**Written request**
Quote every line of the data below as it stands, omitting pictures.

▼▼▼

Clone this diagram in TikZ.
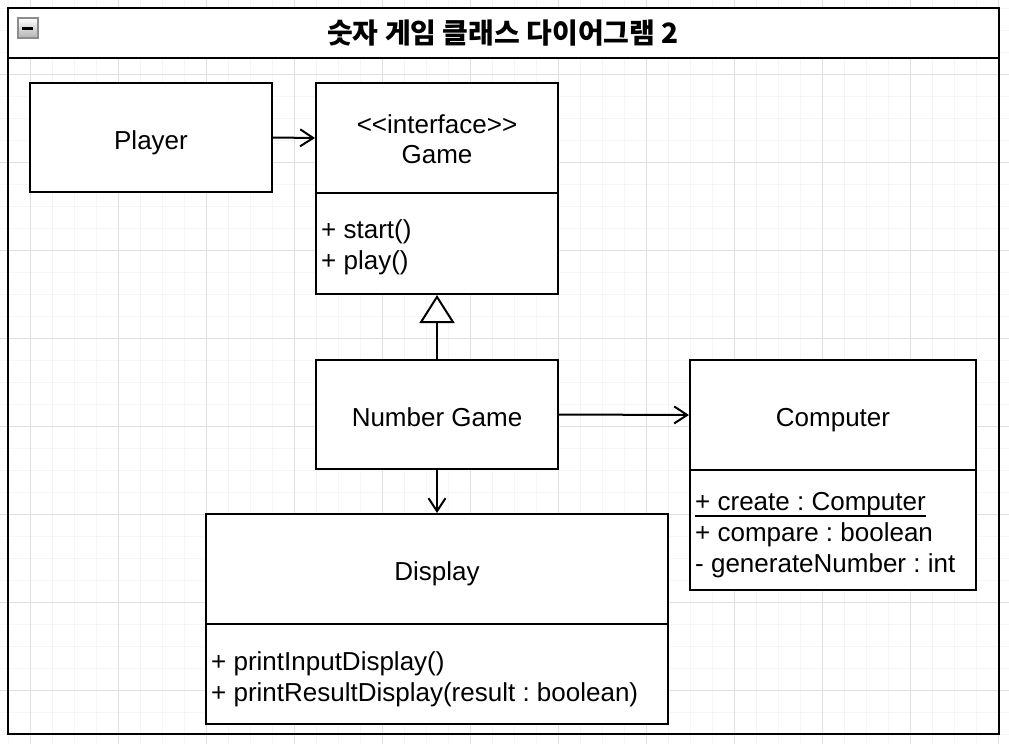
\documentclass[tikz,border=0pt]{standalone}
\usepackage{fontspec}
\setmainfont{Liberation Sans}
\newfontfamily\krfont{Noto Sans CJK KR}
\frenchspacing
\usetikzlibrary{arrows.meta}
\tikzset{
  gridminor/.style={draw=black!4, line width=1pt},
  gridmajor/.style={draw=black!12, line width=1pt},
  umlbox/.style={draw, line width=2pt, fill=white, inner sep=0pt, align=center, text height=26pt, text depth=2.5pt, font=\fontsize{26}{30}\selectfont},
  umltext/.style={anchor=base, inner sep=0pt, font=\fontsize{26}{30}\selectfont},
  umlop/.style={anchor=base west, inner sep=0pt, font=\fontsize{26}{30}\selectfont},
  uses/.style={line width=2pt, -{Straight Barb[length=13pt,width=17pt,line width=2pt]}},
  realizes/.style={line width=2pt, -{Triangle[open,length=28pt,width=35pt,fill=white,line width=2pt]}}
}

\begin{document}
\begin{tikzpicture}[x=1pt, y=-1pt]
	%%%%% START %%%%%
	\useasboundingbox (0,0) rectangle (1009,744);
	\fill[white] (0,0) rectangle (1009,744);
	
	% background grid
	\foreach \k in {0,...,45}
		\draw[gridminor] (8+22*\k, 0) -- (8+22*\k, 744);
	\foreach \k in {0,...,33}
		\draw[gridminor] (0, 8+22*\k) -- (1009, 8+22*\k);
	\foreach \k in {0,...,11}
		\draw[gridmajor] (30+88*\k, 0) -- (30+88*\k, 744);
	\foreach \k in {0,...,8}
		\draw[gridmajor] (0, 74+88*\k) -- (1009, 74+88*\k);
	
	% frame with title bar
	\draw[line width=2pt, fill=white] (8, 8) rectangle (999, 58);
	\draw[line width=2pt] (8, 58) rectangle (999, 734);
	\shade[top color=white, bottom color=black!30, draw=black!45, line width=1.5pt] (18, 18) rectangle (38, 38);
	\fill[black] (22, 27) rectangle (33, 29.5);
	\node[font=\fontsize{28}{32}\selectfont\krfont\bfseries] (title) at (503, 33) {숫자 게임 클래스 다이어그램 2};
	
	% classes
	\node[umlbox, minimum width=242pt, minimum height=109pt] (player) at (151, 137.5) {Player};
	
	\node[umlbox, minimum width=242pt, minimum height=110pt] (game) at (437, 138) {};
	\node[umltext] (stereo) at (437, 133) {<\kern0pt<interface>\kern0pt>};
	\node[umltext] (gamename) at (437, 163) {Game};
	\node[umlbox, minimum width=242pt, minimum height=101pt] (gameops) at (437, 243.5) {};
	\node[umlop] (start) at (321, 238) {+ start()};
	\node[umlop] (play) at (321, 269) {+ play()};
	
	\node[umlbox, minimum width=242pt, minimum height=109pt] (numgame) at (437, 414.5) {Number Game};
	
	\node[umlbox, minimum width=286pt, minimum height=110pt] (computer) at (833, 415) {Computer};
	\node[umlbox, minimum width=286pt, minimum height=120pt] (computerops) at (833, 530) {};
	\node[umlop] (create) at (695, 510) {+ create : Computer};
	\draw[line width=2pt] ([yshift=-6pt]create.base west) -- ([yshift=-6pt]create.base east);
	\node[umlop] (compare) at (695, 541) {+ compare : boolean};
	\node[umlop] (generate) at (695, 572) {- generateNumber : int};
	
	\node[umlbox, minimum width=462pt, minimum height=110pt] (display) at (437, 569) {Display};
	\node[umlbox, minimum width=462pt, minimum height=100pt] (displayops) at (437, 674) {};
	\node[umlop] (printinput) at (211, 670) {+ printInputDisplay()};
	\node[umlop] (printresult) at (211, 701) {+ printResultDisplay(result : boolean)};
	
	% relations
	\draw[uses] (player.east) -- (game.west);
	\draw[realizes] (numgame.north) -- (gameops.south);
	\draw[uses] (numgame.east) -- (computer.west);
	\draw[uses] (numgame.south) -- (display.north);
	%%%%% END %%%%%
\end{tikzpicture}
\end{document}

▲▲▲

**Result**
Clone this diagram in TikZ.
\documentclass[tikz,border=0pt]{standalone}
\usepackage{fontspec}
\setmainfont{Liberation Sans}
\newfontfamily\krfont{Noto Sans CJK KR}
\frenchspacing
\usetikzlibrary{arrows.meta}
\tikzset{
  gridminor/.style={draw=black!4, line width=1pt},
  gridmajor/.style={draw=black!12, line width=1pt},
  umlbox/.style={draw, line width=2pt, fill=white, inner sep=0pt, align=center, text height=26pt, text depth=2.5pt, font=\fontsize{26}{30}\selectfont},
  umltext/.style={anchor=base, inner sep=0pt, font=\fontsize{26}{30}\selectfont},
  umlop/.style={anchor=base west, inner sep=0pt, font=\fontsize{26}{30}\selectfont},
  uses/.style={line width=2pt, -{Straight Barb[length=13pt,width=17pt,line width=2pt]}},
  realizes/.style={line width=2pt, -{Triangle[open,length=28pt,width=35pt,fill=white,line width=2pt]}}
}

\begin{document}
\begin{tikzpicture}[x=1pt, y=-1pt]
	%%%%% START %%%%%
	\useasboundingbox (0,0) rectangle (1009,744);
	\fill[white] (0,0) rectangle (1009,744);
	
	% background grid
	\foreach \k in {0,...,45}
		\draw[gridminor] (8+22*\k, 0) -- (8+22*\k, 744);
	\foreach \k in {0,...,33}
		\draw[gridminor] (0, 8+22*\k) -- (1009, 8+22*\k);
	\foreach \k in {0,...,11}
		\draw[gridmajor] (30+88*\k, 0) -- (30+88*\k, 744);
	\foreach \k in {0,...,8}
		\draw[gridmajor] (0, 74+88*\k) -- (1009, 74+88*\k);
	
	% frame with title bar
	\draw[line width=2pt, fill=white] (8, 8) rectangle (999, 58);
	\draw[line width=2pt] (8, 58) rectangle (999, 734);
	\shade[top color=white, bottom color=black!30, draw=black!45, line width=1.5pt] (18, 18) rectangle (38, 38);
	\fill[black] (22, 27) rectangle (33, 29.5);
	\node[font=\fontsize{28}{32}\selectfont\krfont\bfseries] (title) at (503, 33) {숫자 게임 클래스 다이어그램 2};
	
	% classes
	\node[umlbox, minimum width=242pt, minimum height=109pt] (player) at (151, 137.5) {Player};
	
	\node[umlbox, minimum width=242pt, minimum height=110pt] (game) at (437, 138) {};
	\node[umltext] (stereo) at (437, 133) {<\kern0pt<interface>\kern0pt>};
	\node[umltext] (gamename) at (437, 163) {Game};
	\node[umlbox, minimum width=242pt, minimum height=101pt] (gameops) at (437, 243.5) {};
	\node[umlop] (start) at (321, 238) {+ start()};
	\node[umlop] (play) at (321, 269) {+ play()};
	
	\node[umlbox, minimum width=242pt, minimum height=109pt] (numgame) at (437, 414.5) {Number Game};
	
	\node[umlbox, minimum width=286pt, minimum height=110pt] (computer) at (833, 415) {Computer};
	\node[umlbox, minimum width=286pt, minimum height=120pt] (computerops) at (833, 530) {};
	\node[umlop] (create) at (695, 510) {+ create : Computer};
	\draw[line width=2pt] ([yshift=-6pt]create.base west) -- ([yshift=-6pt]create.base east);
	\node[umlop] (compare) at (695, 541) {+ compare : boolean};
	\node[umlop] (generate) at (695, 572) {- generateNumber : int};
	
	\node[umlbox, minimum width=462pt, minimum height=110pt] (display) at (437, 569) {Display};
	\node[umlbox, minimum width=462pt, minimum height=100pt] (displayops) at (437, 674) {};
	\node[umlop] (printinput) at (211, 670) {+ printInputDisplay()};
	\node[umlop] (printresult) at (211, 701) {+ printResultDisplay(result : boolean)};
	
	% relations
	\draw[uses] (player.east) -- (game.west);
	\draw[realizes] (numgame.north) -- (gameops.south);
	\draw[uses] (numgame.east) -- (computer.west);
	\draw[uses] (numgame.south) -- (display.north);
	%%%%% END %%%%%
\end{tikzpicture}
\end{document}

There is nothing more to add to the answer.